What about Converting your 401(k) to a Roth 401(k)?
December 10, 2010 by
Back in September, Congress opened a new door to tax-free retirement income — the right for workers with 401k plans to convert their balances to Roth 401ks. Now just like an IRA conversion, you have to pay tax on the amount move to the Roth account, but that down payment could make all withdrawals tax-free in retirement. As you know, withdrawals from regular 401ks are taxed in your top tax bracket. To encourage 2010 conversions, Congress even OKd the same break that applies to 2010 IRA conversions. Rather than pay the tax with your 2010 return, you can pay half with your 2011 and the rest in 2012. Sounds sweet, but there are problems. First, this opportunity is only for workers whose plans offer the Roth option and that also permit in-service distributions, which means you can take the money before you leave your job.
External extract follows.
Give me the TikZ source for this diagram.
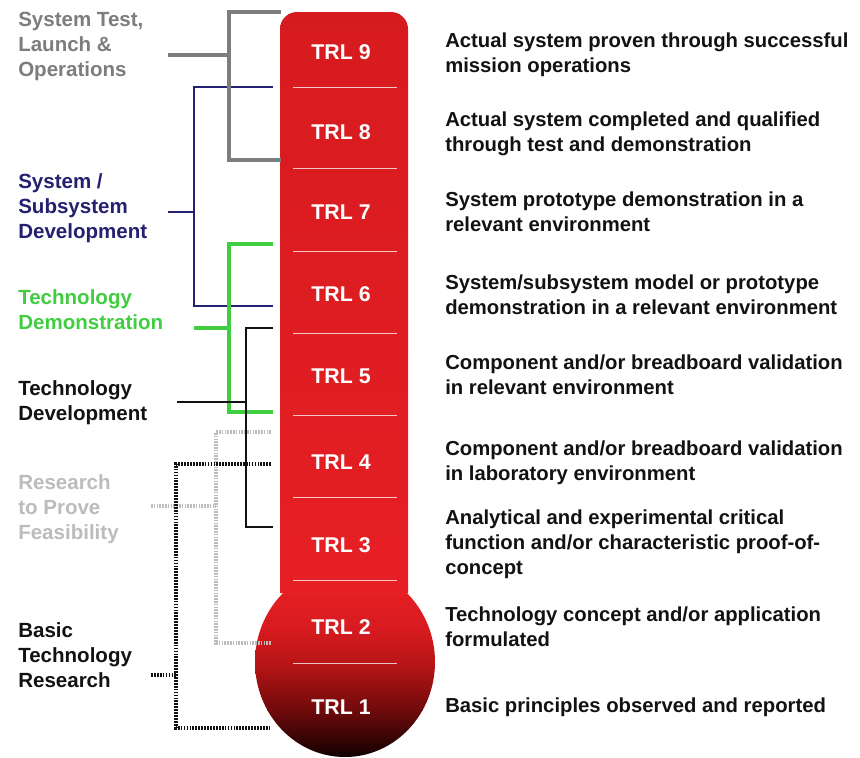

And that`s generally only applies to those over age 59.5. The fact is, if your plan allows in-service distributions and you want a Roth you`re probably better off transferring your money out of your employer`s plan and into a traditional IRA. Then you can convert that IRA to a Roth. Why the rigmarole? The two-step procedure buys you some important protection. If the value of the Roth IRA falls between now and next October, you can undo the conversion and move the money back into the traditional IRA. That lets you avoid paying tax on money that has disappeared. There`s no do-over option for a Roth 401k conversion.